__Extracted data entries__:
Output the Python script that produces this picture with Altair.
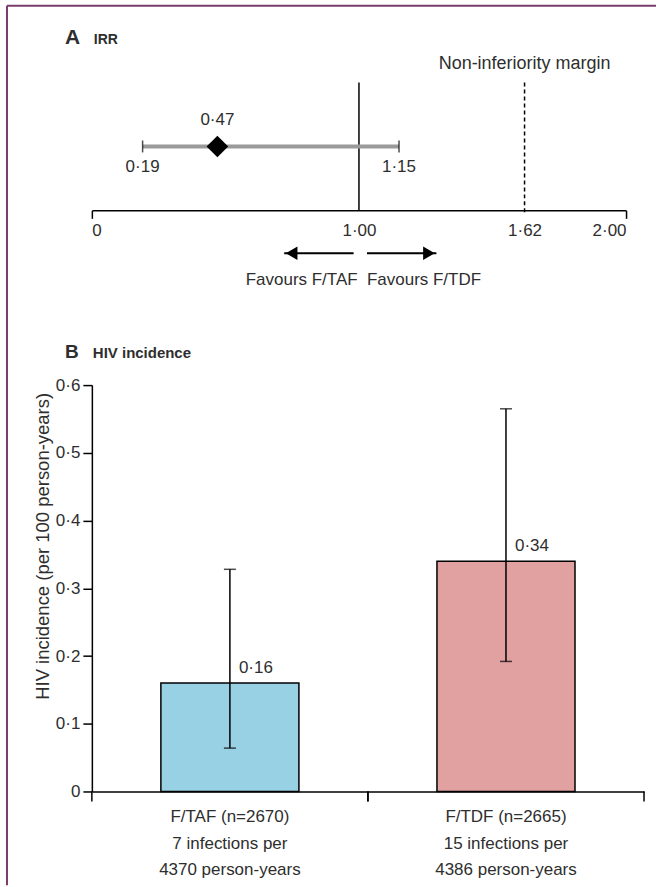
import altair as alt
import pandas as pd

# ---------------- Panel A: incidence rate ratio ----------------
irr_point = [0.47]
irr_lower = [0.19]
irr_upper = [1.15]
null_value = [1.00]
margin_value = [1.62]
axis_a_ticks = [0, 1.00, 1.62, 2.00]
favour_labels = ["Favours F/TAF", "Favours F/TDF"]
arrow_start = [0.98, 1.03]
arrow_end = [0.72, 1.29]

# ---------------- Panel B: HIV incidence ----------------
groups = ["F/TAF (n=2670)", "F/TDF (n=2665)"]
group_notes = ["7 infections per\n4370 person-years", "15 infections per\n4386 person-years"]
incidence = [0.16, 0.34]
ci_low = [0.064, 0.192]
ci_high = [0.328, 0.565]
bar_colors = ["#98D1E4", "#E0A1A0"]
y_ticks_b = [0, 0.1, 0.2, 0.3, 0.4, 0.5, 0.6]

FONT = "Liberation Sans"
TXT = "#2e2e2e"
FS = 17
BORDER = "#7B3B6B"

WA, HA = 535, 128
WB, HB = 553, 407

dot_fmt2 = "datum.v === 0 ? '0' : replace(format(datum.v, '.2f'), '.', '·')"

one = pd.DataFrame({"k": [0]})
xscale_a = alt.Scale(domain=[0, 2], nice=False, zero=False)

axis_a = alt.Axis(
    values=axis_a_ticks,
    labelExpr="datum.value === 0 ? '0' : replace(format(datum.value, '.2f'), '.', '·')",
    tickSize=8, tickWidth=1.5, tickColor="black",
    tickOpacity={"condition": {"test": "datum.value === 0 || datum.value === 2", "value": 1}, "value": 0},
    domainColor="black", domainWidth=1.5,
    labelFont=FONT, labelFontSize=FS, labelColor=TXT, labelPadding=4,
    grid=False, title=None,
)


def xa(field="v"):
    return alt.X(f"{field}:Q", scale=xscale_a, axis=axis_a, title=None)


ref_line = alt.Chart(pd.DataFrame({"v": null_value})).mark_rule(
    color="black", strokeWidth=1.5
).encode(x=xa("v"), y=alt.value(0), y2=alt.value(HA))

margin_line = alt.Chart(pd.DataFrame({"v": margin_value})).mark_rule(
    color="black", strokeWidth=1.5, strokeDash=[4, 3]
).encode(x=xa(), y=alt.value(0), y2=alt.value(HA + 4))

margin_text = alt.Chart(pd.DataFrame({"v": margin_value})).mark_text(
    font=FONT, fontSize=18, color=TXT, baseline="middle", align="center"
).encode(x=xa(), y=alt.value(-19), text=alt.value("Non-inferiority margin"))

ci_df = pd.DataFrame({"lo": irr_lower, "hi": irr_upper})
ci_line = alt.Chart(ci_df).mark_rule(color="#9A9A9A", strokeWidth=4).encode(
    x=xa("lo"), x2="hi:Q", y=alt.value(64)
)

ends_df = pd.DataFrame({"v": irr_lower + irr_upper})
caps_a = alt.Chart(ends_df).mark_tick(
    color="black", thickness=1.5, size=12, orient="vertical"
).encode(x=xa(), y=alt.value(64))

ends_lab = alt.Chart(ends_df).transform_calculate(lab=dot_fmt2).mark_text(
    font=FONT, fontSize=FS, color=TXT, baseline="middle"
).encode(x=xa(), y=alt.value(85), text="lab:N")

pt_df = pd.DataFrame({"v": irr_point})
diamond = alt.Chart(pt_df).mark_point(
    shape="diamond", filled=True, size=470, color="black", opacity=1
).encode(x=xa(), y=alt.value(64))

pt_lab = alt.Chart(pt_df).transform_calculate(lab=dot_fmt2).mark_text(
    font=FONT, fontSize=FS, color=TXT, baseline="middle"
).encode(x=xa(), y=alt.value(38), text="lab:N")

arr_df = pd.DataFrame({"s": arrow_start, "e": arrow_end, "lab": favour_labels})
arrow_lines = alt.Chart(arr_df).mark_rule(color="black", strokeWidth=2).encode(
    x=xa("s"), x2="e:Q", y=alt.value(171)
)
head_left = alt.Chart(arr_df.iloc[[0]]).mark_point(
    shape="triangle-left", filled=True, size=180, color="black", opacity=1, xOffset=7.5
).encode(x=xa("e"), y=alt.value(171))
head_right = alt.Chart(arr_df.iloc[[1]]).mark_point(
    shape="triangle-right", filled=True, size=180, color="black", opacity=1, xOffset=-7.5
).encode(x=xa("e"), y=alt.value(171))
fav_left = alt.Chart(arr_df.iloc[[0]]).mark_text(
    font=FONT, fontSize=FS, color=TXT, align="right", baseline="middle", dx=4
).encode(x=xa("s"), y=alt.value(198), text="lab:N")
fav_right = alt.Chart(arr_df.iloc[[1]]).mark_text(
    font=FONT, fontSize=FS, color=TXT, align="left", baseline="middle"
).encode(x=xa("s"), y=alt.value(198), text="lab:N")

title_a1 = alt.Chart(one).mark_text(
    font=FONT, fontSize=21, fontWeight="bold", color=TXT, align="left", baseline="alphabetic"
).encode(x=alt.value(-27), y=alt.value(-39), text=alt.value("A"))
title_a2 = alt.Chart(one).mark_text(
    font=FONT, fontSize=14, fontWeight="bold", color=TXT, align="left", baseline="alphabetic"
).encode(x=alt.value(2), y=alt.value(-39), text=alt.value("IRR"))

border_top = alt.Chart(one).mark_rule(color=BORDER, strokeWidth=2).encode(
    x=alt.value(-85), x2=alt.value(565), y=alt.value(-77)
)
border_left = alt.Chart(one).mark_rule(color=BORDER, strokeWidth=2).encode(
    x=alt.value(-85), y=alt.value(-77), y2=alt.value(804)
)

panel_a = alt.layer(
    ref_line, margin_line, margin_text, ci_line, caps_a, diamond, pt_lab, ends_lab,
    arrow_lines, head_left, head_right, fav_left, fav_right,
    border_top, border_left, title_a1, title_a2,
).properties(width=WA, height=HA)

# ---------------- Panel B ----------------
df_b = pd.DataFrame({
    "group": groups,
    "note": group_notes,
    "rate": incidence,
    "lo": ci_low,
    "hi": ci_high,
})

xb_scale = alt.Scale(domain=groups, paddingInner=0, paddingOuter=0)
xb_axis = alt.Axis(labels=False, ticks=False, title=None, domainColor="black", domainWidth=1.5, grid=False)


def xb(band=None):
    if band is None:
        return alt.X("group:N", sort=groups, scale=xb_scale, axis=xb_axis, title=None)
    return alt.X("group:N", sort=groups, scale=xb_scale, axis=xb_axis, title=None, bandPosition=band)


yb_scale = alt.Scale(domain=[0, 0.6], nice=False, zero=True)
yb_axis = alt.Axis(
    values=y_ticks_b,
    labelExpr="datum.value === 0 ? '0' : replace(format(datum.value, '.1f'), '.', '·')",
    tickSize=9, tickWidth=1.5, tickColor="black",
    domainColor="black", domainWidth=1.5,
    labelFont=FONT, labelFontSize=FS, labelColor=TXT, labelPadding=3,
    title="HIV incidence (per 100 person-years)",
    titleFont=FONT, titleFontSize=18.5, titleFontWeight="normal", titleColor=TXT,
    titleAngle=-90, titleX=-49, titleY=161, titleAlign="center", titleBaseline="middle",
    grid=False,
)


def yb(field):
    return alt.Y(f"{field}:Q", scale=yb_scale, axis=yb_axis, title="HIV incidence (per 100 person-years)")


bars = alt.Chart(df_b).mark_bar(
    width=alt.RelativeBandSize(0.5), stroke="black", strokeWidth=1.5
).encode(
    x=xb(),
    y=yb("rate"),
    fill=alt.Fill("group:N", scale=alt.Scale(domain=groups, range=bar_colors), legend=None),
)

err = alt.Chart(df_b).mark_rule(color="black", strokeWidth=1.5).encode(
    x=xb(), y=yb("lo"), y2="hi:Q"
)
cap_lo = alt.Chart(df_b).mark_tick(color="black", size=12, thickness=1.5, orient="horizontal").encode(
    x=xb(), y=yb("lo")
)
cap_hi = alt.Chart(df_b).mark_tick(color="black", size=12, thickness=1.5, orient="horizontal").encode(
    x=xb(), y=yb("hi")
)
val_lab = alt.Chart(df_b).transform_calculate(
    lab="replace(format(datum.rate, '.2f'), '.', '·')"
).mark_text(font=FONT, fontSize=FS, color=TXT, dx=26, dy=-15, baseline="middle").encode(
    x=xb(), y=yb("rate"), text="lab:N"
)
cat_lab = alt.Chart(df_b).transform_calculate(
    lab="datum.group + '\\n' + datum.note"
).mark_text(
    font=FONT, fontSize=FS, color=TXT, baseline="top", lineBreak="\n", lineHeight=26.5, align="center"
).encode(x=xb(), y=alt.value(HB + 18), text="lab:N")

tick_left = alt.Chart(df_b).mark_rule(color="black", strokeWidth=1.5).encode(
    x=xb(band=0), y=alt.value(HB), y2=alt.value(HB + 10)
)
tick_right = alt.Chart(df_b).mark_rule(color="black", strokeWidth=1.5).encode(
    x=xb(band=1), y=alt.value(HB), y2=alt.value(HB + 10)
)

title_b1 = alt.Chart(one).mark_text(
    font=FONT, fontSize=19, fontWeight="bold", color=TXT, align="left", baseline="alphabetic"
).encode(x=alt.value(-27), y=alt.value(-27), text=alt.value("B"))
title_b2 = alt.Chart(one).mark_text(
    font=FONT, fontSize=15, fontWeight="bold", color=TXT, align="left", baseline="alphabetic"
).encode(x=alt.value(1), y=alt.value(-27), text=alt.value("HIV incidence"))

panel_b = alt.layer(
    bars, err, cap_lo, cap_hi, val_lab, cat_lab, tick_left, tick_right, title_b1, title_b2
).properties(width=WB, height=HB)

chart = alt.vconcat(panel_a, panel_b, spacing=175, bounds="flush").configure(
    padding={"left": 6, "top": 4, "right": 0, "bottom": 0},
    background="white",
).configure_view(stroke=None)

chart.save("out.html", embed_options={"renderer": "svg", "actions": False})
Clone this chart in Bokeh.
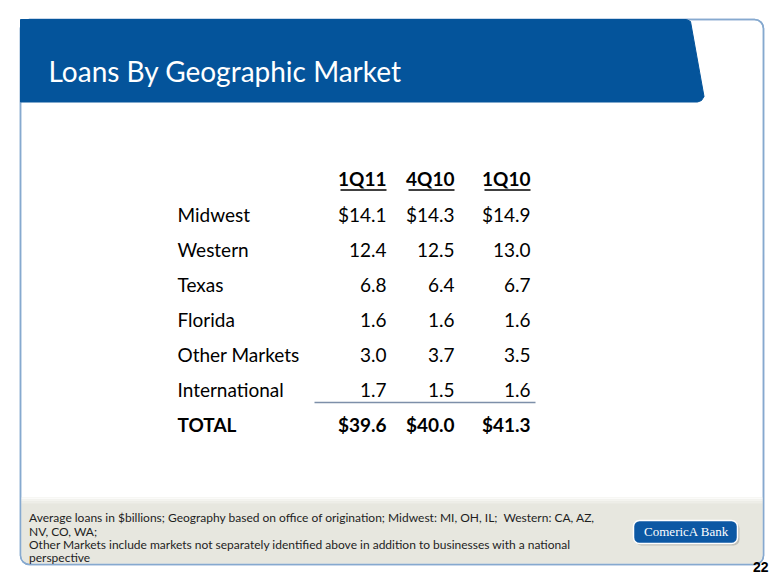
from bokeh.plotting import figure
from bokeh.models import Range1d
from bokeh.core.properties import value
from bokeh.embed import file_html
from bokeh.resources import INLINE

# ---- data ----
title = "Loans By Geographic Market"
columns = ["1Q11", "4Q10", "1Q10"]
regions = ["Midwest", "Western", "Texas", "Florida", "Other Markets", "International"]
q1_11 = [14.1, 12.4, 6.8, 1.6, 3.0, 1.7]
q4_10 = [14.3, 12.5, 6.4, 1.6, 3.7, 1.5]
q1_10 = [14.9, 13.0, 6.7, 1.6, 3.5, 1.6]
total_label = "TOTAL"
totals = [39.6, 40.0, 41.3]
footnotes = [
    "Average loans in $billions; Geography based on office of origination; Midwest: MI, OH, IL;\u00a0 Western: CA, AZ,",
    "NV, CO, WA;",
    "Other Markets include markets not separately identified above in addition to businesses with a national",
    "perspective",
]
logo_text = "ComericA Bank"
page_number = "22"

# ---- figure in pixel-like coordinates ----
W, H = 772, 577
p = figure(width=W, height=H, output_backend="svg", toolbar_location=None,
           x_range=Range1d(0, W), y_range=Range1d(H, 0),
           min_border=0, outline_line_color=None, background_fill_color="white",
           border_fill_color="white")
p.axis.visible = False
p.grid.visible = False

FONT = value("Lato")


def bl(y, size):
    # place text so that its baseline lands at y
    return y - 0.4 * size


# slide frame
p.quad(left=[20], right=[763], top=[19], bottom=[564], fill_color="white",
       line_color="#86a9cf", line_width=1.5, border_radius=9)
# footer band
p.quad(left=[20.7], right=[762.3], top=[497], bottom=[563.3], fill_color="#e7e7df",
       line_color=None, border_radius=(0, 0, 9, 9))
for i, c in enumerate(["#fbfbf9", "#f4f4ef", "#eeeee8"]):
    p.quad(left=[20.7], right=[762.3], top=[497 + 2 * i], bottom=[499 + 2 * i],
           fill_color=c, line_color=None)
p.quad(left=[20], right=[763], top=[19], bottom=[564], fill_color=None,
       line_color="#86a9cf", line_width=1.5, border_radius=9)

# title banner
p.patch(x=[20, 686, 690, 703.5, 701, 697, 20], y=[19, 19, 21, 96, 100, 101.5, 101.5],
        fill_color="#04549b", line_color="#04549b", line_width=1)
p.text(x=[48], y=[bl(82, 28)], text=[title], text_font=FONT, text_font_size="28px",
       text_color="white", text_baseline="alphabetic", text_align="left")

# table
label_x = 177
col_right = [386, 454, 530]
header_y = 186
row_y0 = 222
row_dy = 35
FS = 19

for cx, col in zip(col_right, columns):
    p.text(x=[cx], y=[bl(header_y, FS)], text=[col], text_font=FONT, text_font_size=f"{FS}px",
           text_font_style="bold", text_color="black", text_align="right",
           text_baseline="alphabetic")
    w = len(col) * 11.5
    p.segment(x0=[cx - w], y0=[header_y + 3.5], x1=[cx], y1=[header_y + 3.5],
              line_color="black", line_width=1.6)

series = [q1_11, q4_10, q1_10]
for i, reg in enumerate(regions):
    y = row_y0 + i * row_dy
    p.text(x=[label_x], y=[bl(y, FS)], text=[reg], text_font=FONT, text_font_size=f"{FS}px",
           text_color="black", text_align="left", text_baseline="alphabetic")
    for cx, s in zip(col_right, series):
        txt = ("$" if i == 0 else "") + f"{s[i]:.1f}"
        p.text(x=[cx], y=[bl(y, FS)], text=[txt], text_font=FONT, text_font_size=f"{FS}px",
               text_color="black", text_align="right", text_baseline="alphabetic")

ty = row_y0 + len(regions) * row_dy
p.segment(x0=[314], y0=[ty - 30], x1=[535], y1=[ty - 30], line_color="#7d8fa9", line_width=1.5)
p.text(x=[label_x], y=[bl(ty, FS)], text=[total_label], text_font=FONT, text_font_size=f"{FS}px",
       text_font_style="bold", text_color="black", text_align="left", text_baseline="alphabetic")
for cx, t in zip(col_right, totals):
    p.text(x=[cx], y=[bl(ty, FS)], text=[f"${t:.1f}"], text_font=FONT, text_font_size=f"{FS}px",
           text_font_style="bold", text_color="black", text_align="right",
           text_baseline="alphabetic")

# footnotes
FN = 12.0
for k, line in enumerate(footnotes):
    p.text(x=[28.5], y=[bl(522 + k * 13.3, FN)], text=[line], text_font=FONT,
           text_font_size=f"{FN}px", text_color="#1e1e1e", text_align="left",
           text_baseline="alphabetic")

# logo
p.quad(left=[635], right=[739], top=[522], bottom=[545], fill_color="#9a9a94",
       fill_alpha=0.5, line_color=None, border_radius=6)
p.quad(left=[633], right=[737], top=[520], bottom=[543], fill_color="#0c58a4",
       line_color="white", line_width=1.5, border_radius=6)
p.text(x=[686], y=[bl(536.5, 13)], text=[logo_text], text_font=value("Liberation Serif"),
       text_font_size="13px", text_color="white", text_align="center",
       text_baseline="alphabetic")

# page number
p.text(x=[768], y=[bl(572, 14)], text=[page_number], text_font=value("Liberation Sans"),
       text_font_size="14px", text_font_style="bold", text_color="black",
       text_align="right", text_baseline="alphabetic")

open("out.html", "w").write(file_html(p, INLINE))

__REQUIRED TASK__:
Nothing but the lines from the one containing "Clone this chart in Bokeh." through the one containing "return y - 0.4 * size" should appear in your copy, exactly as written and without pictures.

__EXERCISE RESPONSE__:
Clone this chart in Bokeh.
from bokeh.plotting import figure
from bokeh.models import Range1d
from bokeh.core.properties import value
from bokeh.embed import file_html
from bokeh.resources import INLINE

# ---- data ----
title = "Loans By Geographic Market"
columns = ["1Q11", "4Q10", "1Q10"]
regions = ["Midwest", "Western", "Texas", "Florida", "Other Markets", "International"]
q1_11 = [14.1, 12.4, 6.8, 1.6, 3.0, 1.7]
q4_10 = [14.3, 12.5, 6.4, 1.6, 3.7, 1.5]
q1_10 = [14.9, 13.0, 6.7, 1.6, 3.5, 1.6]
total_label = "TOTAL"
totals = [39.6, 40.0, 41.3]
footnotes = [
    "Average loans in $billions; Geography based on office of origination; Midwest: MI, OH, IL;\u00a0 Western: CA, AZ,",
    "NV, CO, WA;",
    "Other Markets include markets not separately identified above in addition to businesses with a national",
    "perspective",
]
logo_text = "ComericA Bank"
page_number = "22"

# ---- figure in pixel-like coordinates ----
W, H = 772, 577
p = figure(width=W, height=H, output_backend="svg", toolbar_location=None,
           x_range=Range1d(0, W), y_range=Range1d(H, 0),
           min_border=0, outline_line_color=None, background_fill_color="white",
           border_fill_color="white")
p.axis.visible = False
p.grid.visible = False

FONT = value("Lato")


def bl(y, size):
    # place text so that its baseline lands at y
    return y - 0.4 * size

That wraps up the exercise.